Literasi Masih Kurang, Sri Mulyani Tak Mau Lagi Warga RI Tertipu
Jakarta, CNBC Indonesia - Menteri Keuangan Sri Mulyani menegaskan setiap anggota lembaga keuangan harus berperan dalam literasi dan edukasi keuangan kepada masyarakat. Dengan begitu, masyarakat tidak lagi menjadi korban penipuan yang memanfaatkan kecanggihan teknologi digital.
"Sehingga mereka (masyarakat) tidak mudah termakan praktik-praktik teknologi digital, tetapi berpotensi berdampak negatif jika tidak disertai literasi," tegas Sri Mulyani, dalam acara BRI Microfinance Outlook 2025 di International Convention Exhibition (ICE) BSD City, Kamis (30/1/2025).
Berdasarkan survei SNLIK OJK pada 2024, disebutkan bahwa indeks literasi dan inklusi keuangan Indonesia baru mencapai 65% dan 75%. Untuk itu, literasi keuangan semakin dibutuhkan perkembangan teknologi dan terjadinya disrupsi, terutama dengan adanya kecerdasan buatan (artificial intelligence/AI).

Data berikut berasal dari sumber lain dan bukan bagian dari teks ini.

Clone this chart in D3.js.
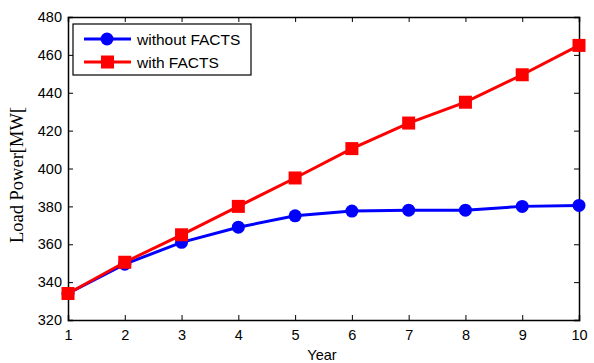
<!DOCTYPE html>
<html lang="en">
<head>
<meta charset="utf-8">
<title>Load Power</title>
<script src="https://cdnjs.cloudflare.com/ajax/libs/d3/7.8.5/d3.min.js"></script>
<style>
  body { margin: 0; background: #fff; }
  .tick text { font: 14.5px "Liberation Sans", Arial, sans-serif; fill: #000; }
</style>
</head>
<body>
<script>
var years = [1, 2, 3, 4, 5, 6, 7, 8, 9, 10];
var withoutFacts = [334, 349.5, 361, 369, 375, 377.5, 378, 378, 380, 380.5];
var withFacts = [334, 350.5, 365, 380, 395, 410.5, 424, 435, 449.5, 465];
var yTicks = [320, 340, 360, 380, 400, 420, 440, 460, 480];
var seriesNames = ["without FACTS", "with FACTS"];

var w = 594, h = 363;
var padL = 68, padR = 579, padT = 17, padB = 320;

var svg = d3.select("body").append("svg")
    .attr("width", w)
    .attr("height", h);

var x = d3.scaleLinear().domain([1, 10]).range([padL, padR]);
var y = d3.scaleLinear().domain([320, 480]).range([padB, padT]);

// axes, ticks pointing inward, mirrored on top/right
svg.append("g")
    .attr("transform", "translate(0," + padB + ")")
    .call(d3.axisBottom(x).tickValues(years).tickSize(-5).tickPadding(10).tickFormat(d3.format("d")));
svg.append("g")
    .attr("transform", "translate(0," + padT + ")")
    .call(d3.axisTop(x).tickValues(years).tickSize(-5).tickFormat(""));
svg.append("g")
    .attr("transform", "translate(" + padL + ",0)")
    .call(d3.axisLeft(y).tickValues(yTicks).tickSize(-5).tickPadding(6));
svg.append("g")
    .attr("transform", "translate(" + padR + ",0)")
    .call(d3.axisRight(y).tickValues(yTicks).tickSize(-5).tickFormat(""));

svg.selectAll(".domain").attr("stroke", "#000").attr("stroke-width", 1.5);
svg.selectAll(".tick line").attr("stroke", "#000");

var line = d3.line()
    .x(function(d, i){ return x(years[i]); })
    .y(function(d){ return y(d); });

// without FACTS (blue, circles)
svg.append("path")
    .datum(withoutFacts)
    .attr("d", line)
    .attr("fill", "none")
    .attr("stroke", "#0000ff")
    .attr("stroke-width", 3);
svg.selectAll(".circ")
    .data(withoutFacts)
    .enter().append("circle")
    .attr("class", "circ")
    .attr("cx", function(d, i){ return x(years[i]); })
    .attr("cy", function(d){ return y(d); })
    .attr("r", 6.5)
    .attr("fill", "#0000ff");

// with FACTS (red, squares)
svg.append("path")
    .datum(withFacts)
    .attr("d", line)
    .attr("fill", "none")
    .attr("stroke", "#ff0000")
    .attr("stroke-width", 3);
svg.selectAll(".sq")
    .data(withFacts)
    .enter().append("rect")
    .attr("class", "sq")
    .attr("x", function(d, i){ return x(years[i]) - 6.5; })
    .attr("y", function(d){ return y(d) - 6.5; })
    .attr("width", 13)
    .attr("height", 13)
    .attr("fill", "#ff0000");

// legend
var lg = svg.append("g");
lg.append("rect")
    .attr("x", 73).attr("y", 24)
    .attr("width", 178).attr("height", 51)
    .attr("fill", "#fff")
    .attr("stroke", "#000")
    .attr("stroke-width", 1.2);
var colors = ["#0000ff", "#ff0000"];
seriesNames.forEach(function(name, i){
    var ly = 39 + i * 23;
    lg.append("line")
        .attr("x1", 84).attr("x2", 131)
        .attr("y1", ly).attr("y2", ly)
        .attr("stroke", colors[i]).attr("stroke-width", 3);
    if (i == 0) {
        lg.append("circle").attr("cx", 107).attr("cy", ly).attr("r", 6.5).attr("fill", colors[i]);
    } else {
        lg.append("rect").attr("x", 101).attr("y", ly - 6.5).attr("width", 13).attr("height", 13).attr("fill", colors[i]);
    }
    lg.append("text")
        .attr("x", 137).attr("y", ly + 5.5)
        .style("font", "15.5px 'Liberation Sans', Arial, sans-serif")
        .text(name);
});

// axis labels
svg.append("text")
    .attr("x", 322).attr("y", 360)
    .attr("text-anchor", "middle")
    .style("font", "14.5px 'Liberation Sans', Arial, sans-serif")
    .text("Year");
svg.append("text")
    .attr("transform", "translate(23,175) rotate(-90)")
    .attr("text-anchor", "middle")
    .style("font", "18.5px 'Liberation Serif', 'Times New Roman', serif")
    .text("Load Power[MW[");
</script>
</body>
</html>
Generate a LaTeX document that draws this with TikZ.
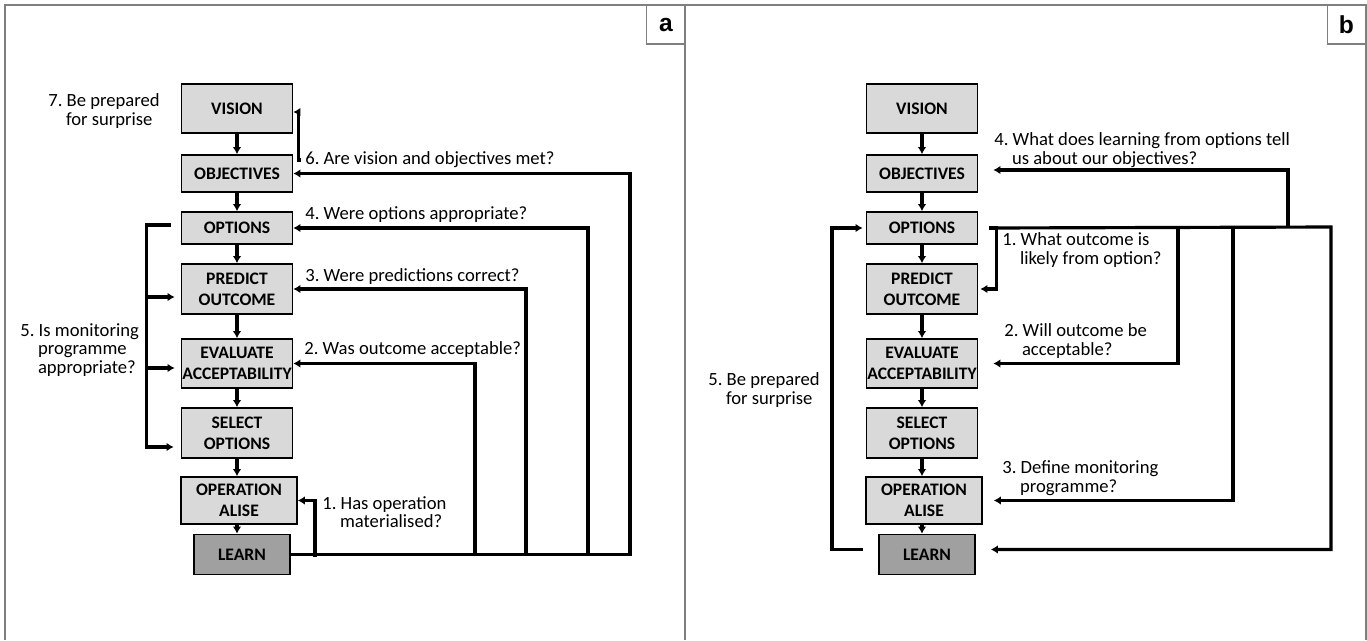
\documentclass[tikz,border=0pt]{standalone}
\usepackage{fontspec}
\setmainfont{Carlito}
\setsansfont{Liberation Sans}
\usepackage{tikz}
\usetikzlibrary{arrows.meta}
\frenchspacing

\definecolor{boxgrey}{HTML}{D9D9D9}
\definecolor{learngrey}{HTML}{A0A0A0}
\definecolor{framegrey}{HTML}{7F7F7F}

\tikzset{
  stage/.style={draw, line width=1.1pt, fill=boxgrey, align=center, inner sep=0pt,
    font=\fontsize{10}{12}\selectfont\bfseries, minimum width=2.22cm},
  fb/.style={line width=1.8pt, -{Latex[length=4pt,width=5pt]}},
  lbl/.style={align=left, inner sep=0pt, anchor=west, font=\fontsize{10.6}{10.6}\selectfont},
  tag/.style={draw=framegrey, line width=0.7pt, inner sep=0pt, minimum width=0.77cm,
    minimum height=0.78cm, font=\sffamily\bfseries\fontsize{14}{14}\selectfont}
}

\newcommand{\ind}{\hspace*{0.95em}}

\begin{document}
\begin{tikzpicture}[x=0.02cm, y=-0.02cm]

        \useasboundingbox (0,0) rectangle (1367,640);
        \draw[framegrey, line width=0.7pt] (5,640) -- (5,5) -- (1366,5) -- (1366,640);
        \draw[framegrey, line width=0.7pt] (685,5) -- (685,640);
        \node[tag] (taga) at (666,24.5) {a};
        \node[tag] (tagb) at (1346.5,24.5) {b};

        \foreach \p/\dx in {A/0,B/685} {
            \node[stage, minimum height=0.98cm] (vision\p) at (237+\dx,108.5) {VISION};
            \node[stage, minimum height=0.74cm] (objectives\p) at (237+\dx,173.5) {OBJECTIVES};
            \node[stage, minimum height=0.64cm] (options\p) at (237+\dx,228) {OPTIONS};
            \node[stage, minimum height=1.0cm] (predict\p) at (237+\dx,289) {PREDICT\\OUTCOME};
            \node[stage, minimum height=0.98cm] (evaluate\p) at (237+\dx,363.5) {EVALUATE\\ACCEPTABILITY};
            \node[stage, minimum height=1.0cm] (select\p) at (237+\dx,433) {SELECT\\OPTIONS};
            \node[stage, minimum height=0.94cm, minimum width=2.32cm] (opera\p) at (239+\dx,500.5) {OPERATION\\ALISE};
            \node[stage, fill=learngrey, minimum height=0.8cm, minimum width=1.92cm] (learn\p) at (242+\dx,554.5) {LEARN};

            \draw[fb] (vision\p) -- (objectives\p);
            \draw[fb] (objectives\p) -- (options\p);
            \draw[fb] (options\p) -- (predict\p);
            \draw[fb] (predict\p) -- (evaluate\p);
            \draw[fb] (evaluate\p) -- (select\p);
            \draw[fb] (select\p.south) -- (select\p.south |- opera\p.north);
            \draw[fb] (select\p.south |- opera\p.south) -- (select\p.south |- learn\p.north);
        }

        \node[lbl] (q7a) at (48,111) {7. Be prepared\\\ind for surprise};
        \node[lbl] (q6a) at (305,160) {6. Are vision and objectives met?};
        \node[lbl] (q4a) at (305,215) {4. Were options appropriate?};
        \node[lbl] (q3a) at (305,277) {3. Were predictions correct?};
        \node[lbl] (q2a) at (304,350) {2. Was outcome acceptable?};
        \node[lbl] (q1a) at (322,512) {1. Has operation\\\ind materialised?};
        \node[lbl] (q5a) at (20,350) {5. Is monitoring\\\ind programme\\\ind appropriate?};

        \coordinate (c0a) at (315,557);
        \coordinate (c1a) at (475,554.5);
        \coordinate (c2a) at (526,554.5);
        \coordinate (c3a) at (588,554.5);
        \coordinate (c4a) at (630,554.5);
        \draw[fb] (learnA.east) -- (c4a) |- (objectivesA.east);
        \draw[fb] (c3a) |- (optionsA.east);
        \draw[fb] (c2a) |- (predictA.east);
        \draw[fb] (c1a) |- (evaluateA.east);
        \draw[fb] (c0a) |- (operaA.east);
        \draw[fb] ([xshift=-0.08cm]q6a.west) -| ([xshift=0.1cm,yshift=-0.07cm]visionA.east) -- ([yshift=-0.07cm]visionA.east);
        \draw[fb] ([shift={(-10,-3)}]optionsA.west) -- ++(-24,0) -- ++(0,222) -- ++(27,0);
        \draw[fb] ([shift={(-33,8)}]predictA.west) -- ++(27,0);
        \draw[fb] ([shift={(-33,4.5)}]evaluateA.west) -- ++(27,0);

        \node[lbl] (q4b) at (994,150) {4. What does learning from options tell\\\ind us about our objectives?};
        \node[lbl] (q1b) at (1002,250) {1. What outcome is\\\ind likely from option?};
        \node[lbl] (q2b) at (1004,341) {2. Will outcome be\\\ind acceptable?};
        \node[lbl] (q3b) at (1002,478) {3. Define monitoring\\\ind programme?};
        \node[lbl] (q5b) at (708,390) {5. Be prepared\\\ind for surprise};

        \coordinate (c2b) at (1178,227);
        \coordinate (c3b) at (1233,227);
        \coordinate (c5b) at (1288,227);
        \coordinate (c4b) at (1331,227);
        \draw[fb] ([xshift=0.22cm]optionsB.east) -- (c4b) |- ([shift={(15,-5)}]learnB.east);
        \draw[fb] ([xshift=0.22cm]optionsB.east) -| ([xshift=0.36cm]predictB.east) -- ([xshift=0.04cm]predictB.east);
        \draw[fb] (c2b) |- ([xshift=0.3cm]evaluateB.east);
        \draw[fb] (c3b) |- ([xshift=0.22cm]operaB.east);
        \draw[fb] (c5b) |- ([shift={(15,-3.5)}]objectivesB.east);
        \draw[fb] ([shift={(-15,-5)}]learnB.west) -- ++(-31,0) |- ([xshift=-0.06cm]optionsB.west);

\end{tikzpicture}
\end{document}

AI menjadi salah satu game changer yang ikut mempengaruhi tatanan global baik dari sisi politik, ekonomi dan sosial. Oleh karena itu, dia berpesan semua pihak harus bijaksana dalam menghadapi disrupsi AI ini.
"Disrupsi AI itu sudah pasti hadir. Apakah ini bermakna positif atau negatif itu tergantung kita dalam menerapkan ekosistemnya. Bila kita mampu menjaga dan memperkuat ekosistem perekonomian maka kehadiran AI dan digital teknologi bisa memberikan kesempatan baru di tengah ketidakpastian ekonomi," ungkapnya
Di sisi lain, dia juga mengharapkan lembaga keuangan, terutama perbankan mampu meningkatkan fungsi intermediasi, sehingga bisa meningkatkan pertumbuhan ekonomi secara merata. Dengan begitu perekonomian Indonesia bisa lebih kuat yang didukung setiap entitas, mulai dari grassroot.
"Situasi keuangan global yang bisa merambat ke Indonesia harus diwaspadai, apakah itu suku bunga, nilai tukar, bahkan situasi geopolitik. Oleh karena itu, lembaga keuangan termasuk perbankan melihat neraca dan kinerja keuangan agar bisa menjaga situasi ekonomi yang dinamis," ungkapnya.